Mas a cena mais embaraçosa aconteceu na corrida do último domingo. Hülkenberg acabou sendo superado por Max Verstappen, que venceu a prova, logo na largada, caiu para o quarto lugar, mas sempre andou à frente de Stroll, exceção feita ao período de troca de pneus. O alemão fez dois stints muito bons e parecia ter um top-5 garantido. Mas, na volta 45, Nico foi chamado pela equipe para um terceiro pit-stop e colocar pneus macios. Com a parada, Stroll foi quem subiu para quinto, mas foi ultrapassado pela Red Bull de Alexander Albon e cruzou a linha de chegada em sexto. Exatamente à frente de Hülkenberg.

A equipe alegou vibrações causadas pelo desgaste dos pneus duros para justificar a troca. Minutos depois da bandeirada, ‘Hülk’ confirmou a versão da Racing Point, mas o estrago já estava feito. Nas redes sociais, muita gente insinuou que o pit-stop derradeiro foi, na verdade, uma manobra para fazer com que Stroll terminasse à frente do germânico e, assim, evitar o vexame de ser superado pelo colega suplente. E mesmo com a resposta pronta dos rosáceos, numa tentativa de esfriar a polêmica, ficou algo estranho no ar.

Sendo assim, fica a dúvida, novamente, sobre qual rumo Lawrence Stroll quer para sua Aston Martin. Contratar Vettel por milhões de euros por temporada para fazer do alemão a grande estrela da equipe só vai, na teoria, evidenciar ainda mais as deficiências de Lance. Fosse um dirigente sem nenhum compromisso familiar, mas somente com a busca incessante por resultados, a escolha para 2021 jamais cairia sobre o filho Stroll. Uma escuderia séria e sem problemas financeiros nunca abriria mão de um Sergio Pérez ou mesmo de um Nico Hülkenberg para formar forte dupla com Sebastian Vettel.

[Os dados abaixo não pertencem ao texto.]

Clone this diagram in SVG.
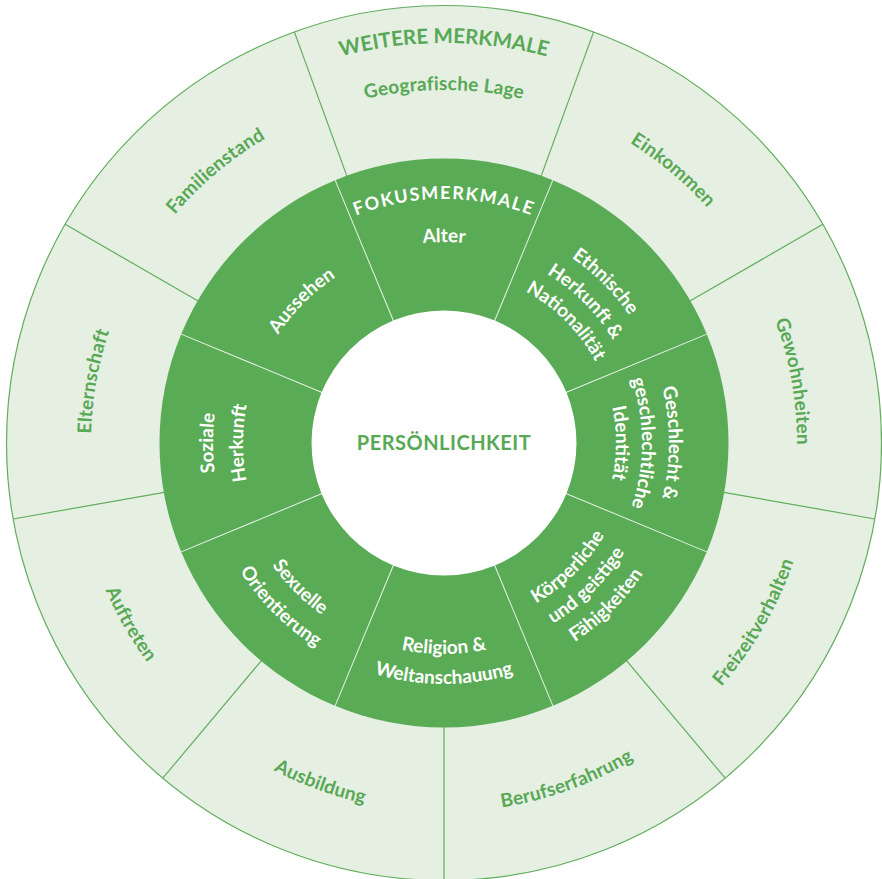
<svg xmlns="http://www.w3.org/2000/svg" xmlns:xlink="http://www.w3.org/1999/xlink" width="882" height="879" viewBox="0 0 882 879">
<style>
  text { font-family: Lato, "Open Sans", "DejaVu Sans", sans-serif; font-weight: 700; text-anchor: middle; }
  .outer { fill: #58a855; font-size: 19px; letter-spacing: 0.2px; }
  .inner { fill: #ffffff; font-size: 19px; }
  .head-o { fill: #58a855; font-size: 20.5px; letter-spacing: 0px; }
  .head-i { fill: #ffffff; font-size: 18px; letter-spacing: 1.5px; }
  .center { fill: #58a855; font-size: 20px; letter-spacing: 0.5px; }
  .odiv { stroke: #62ad5e; stroke-width: 1.2; }
  .idiv { stroke: #ffffff; stroke-width: 1; stroke-opacity: 0.85; }
</style>
<defs>
  <path id="c400" d="M -346.41 -200 A 400 400 0 0 1 346.41 -200"/>
  <path id="c353" d="M -305.71 -176.5 A 353 353 0 0 1 305.71 -176.5"/>
  <path id="c244" d="M -211.31 -122 A 244 244 0 0 1 211.31 -122"/>
  <path id="c231" d="M -200.05 -115.5 A 231 231 0 0 1 200.05 -115.5"/>
  <path id="c225" d="M -194.86 -112.5 A 225 225 0 0 1 194.86 -112.5"/>
  <path id="c201" d="M -174.07 -100.5 A 201 201 0 0 1 174.07 -100.5"/>
  <path id="c198" d="M -171.47 -99 A 198 198 0 0 1 171.47 -99"/>
  <path id="c172" d="M -148.96 -86 A 172 172 0 0 1 148.96 -86"/>
  <path id="a369" d="M -319.56 184.5 A 369 369 0 0 0 319.56 184.5"/>
  <path id="a241" d="M -208.71 120.5 A 241 241 0 0 0 208.71 120.5"/>
  <path id="a238" d="M -206.11 119 A 238 238 0 0 0 206.11 119"/>
  <path id="a211" d="M -182.73 105.5 A 211 211 0 0 0 182.73 105.5"/>
  <path id="a185" d="M -160.21 92.5 A 185 185 0 0 0 160.21 92.5"/>
</defs>

<g id="background" transform="translate(444,443)">
  <circle r="437.5" fill="#e5efe2" stroke="#62ad5e" stroke-width="1.2"/>
  <g id="outer-dividers" class="odiv">
    <line x1="284" x2="437.5" y1="0" y2="0" transform="rotate(-110)"/>
    <line x1="284" x2="437.5" y1="0" y2="0" transform="rotate(-70)"/>
    <line x1="284" x2="437.5" y1="0" y2="0" transform="rotate(-30)"/>
    <line x1="284" x2="437.5" y1="0" y2="0" transform="rotate(10)"/>
    <line x1="284" x2="437.5" y1="0" y2="0" transform="rotate(50)"/>
    <line x1="284" x2="437.5" y1="0" y2="0" transform="rotate(90)"/>
    <line x1="284" x2="437.5" y1="0" y2="0" transform="rotate(130)"/>
    <line x1="284" x2="437.5" y1="0" y2="0" transform="rotate(170)"/>
    <line x1="284" x2="437.5" y1="0" y2="0" transform="rotate(210)"/>
  </g>
  <circle r="284.5" fill="#5aab56"/>
  <g id="inner-dividers" class="idiv">
    <line x1="132" x2="284.5" y1="0" y2="0" transform="rotate(-112.5)"/>
    <line x1="132" x2="284.5" y1="0" y2="0" transform="rotate(-67.5)"/>
    <line x1="132" x2="284.5" y1="0" y2="0" transform="rotate(-22.5)"/>
    <line x1="132" x2="284.5" y1="0" y2="0" transform="rotate(22.5)"/>
    <line x1="132" x2="284.5" y1="0" y2="0" transform="rotate(67.5)"/>
    <line x1="132" x2="284.5" y1="0" y2="0" transform="rotate(112.5)"/>
    <line x1="132" x2="284.5" y1="0" y2="0" transform="rotate(157.5)"/>
    <line x1="132" x2="284.5" y1="0" y2="0" transform="rotate(202.5)"/>
  </g>
  <circle r="132.5" fill="#ffffff"/>
</g>

<g id="center" transform="translate(444,443)">
  <text class="center" y="7">PERSÖNLICHKEIT</text>
</g>

<g id="outer-ring" transform="translate(444,443)">
  <g id="weitere-merkmale"><text class="head-o"><textPath href="#c400" startOffset="50%">WEITERE MERKMALE</textPath></text></g>
  <g id="geografische-lage"><text class="outer"><textPath href="#c353" startOffset="50%">Geografische Lage</textPath></text></g>
  <g id="einkommen" transform="rotate(40)"><text class="outer"><textPath href="#c353" startOffset="50%">Einkommen</textPath></text></g>
  <g id="gewohnheiten" transform="rotate(80)"><text class="outer"><textPath href="#c353" startOffset="50%">Gewohnheiten</textPath></text></g>
  <g id="freizeitverhalten" transform="rotate(-60)"><text class="outer"><textPath href="#a369" startOffset="50%">Freizeitverhalten</textPath></text></g>
  <g id="berufserfahrung" transform="rotate(-20)"><text class="outer"><textPath href="#a369" startOffset="50%">Berufserfahrung</textPath></text></g>
  <g id="ausbildung" transform="rotate(20)"><text class="outer"><textPath href="#a369" startOffset="50%">Ausbildung</textPath></text></g>
  <g id="auftreten" transform="rotate(60)"><text class="outer"><textPath href="#a369" startOffset="50%">Auftreten</textPath></text></g>
  <g id="elternschaft" transform="rotate(280)"><text class="outer"><textPath href="#c353" startOffset="50%">Elternschaft</textPath></text></g>
  <g id="familienstand" transform="rotate(320)"><text class="outer"><textPath href="#c353" startOffset="50%">Familienstand</textPath></text></g>
</g>

<g id="inner-ring" transform="translate(444,443)">
  <g id="fokusmerkmale"><text class="head-i"><textPath href="#c244" startOffset="50%">FOKUSMERKMALE</textPath></text></g>
  <g id="alter"><text class="inner"><textPath href="#c201" startOffset="50%">Alter</textPath></text></g>
  <g id="ethnische-herkunft" transform="rotate(45)">
    <text class="inner"><textPath href="#c225" startOffset="50%">Ethnische</textPath></text>
    <text class="inner"><textPath href="#c198" startOffset="50%">Herkunft &amp;</textPath></text>
    <text class="inner"><textPath href="#c172" startOffset="50%">Nationalität</textPath></text>
  </g>
  <g id="geschlecht" transform="rotate(90)">
    <text class="inner"><textPath href="#c225" startOffset="50%">Geschlecht &amp;</textPath></text>
    <text class="inner"><textPath href="#c198" startOffset="50%">geschlechtliche</textPath></text>
    <text class="inner"><textPath href="#c172" startOffset="50%">Identität</textPath></text>
  </g>
  <g id="faehigkeiten" transform="rotate(-45)">
    <text class="inner"><textPath href="#a185" startOffset="50%">Körperliche</textPath></text>
    <text class="inner"><textPath href="#a211" startOffset="50%">und geistige</textPath></text>
    <text class="inner"><textPath href="#a238" startOffset="50%">Fähigkeiten</textPath></text>
  </g>
  <g id="religion">
    <text class="inner"><textPath href="#a211" startOffset="50%">Religion &amp;</textPath></text>
    <text class="inner"><textPath href="#a241" startOffset="50%">Weltanschauung</textPath></text>
  </g>
  <g id="sexuelle-orientierung" transform="rotate(45)">
    <text class="inner"><textPath href="#a211" startOffset="50%">Sexuelle</textPath></text>
    <text class="inner"><textPath href="#a241" startOffset="50%">Orientierung</textPath></text>
  </g>
  <g id="soziale-herkunft" transform="rotate(270)">
    <text class="inner"><textPath href="#c231" startOffset="50%">Soziale</textPath></text>
    <text class="inner"><textPath href="#c201" startOffset="50%">Herkunft</textPath></text>
  </g>
  <g id="aussehen" transform="rotate(315)">
    <text class="inner"><textPath href="#c198" startOffset="50%">Aussehen</textPath></text>
  </g>
</g>
</svg>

Perto de definir sua futura dupla de pilotos, a Racing Point/Aston Martin precisa decidir, no fim das contas, o que quer de fato da Fórmula 1. O exemplo que 2020 deixa é claro: não basta um dos melhores carros do grid nas mãos se não há quem saiba como levá-lo ao topo. Ao optar por manter o filho, Lawrence oferece a ele o filé-mignon, mas sela o destino de um time que, assim, jamais será forte o bastante no competitivo universo da F1.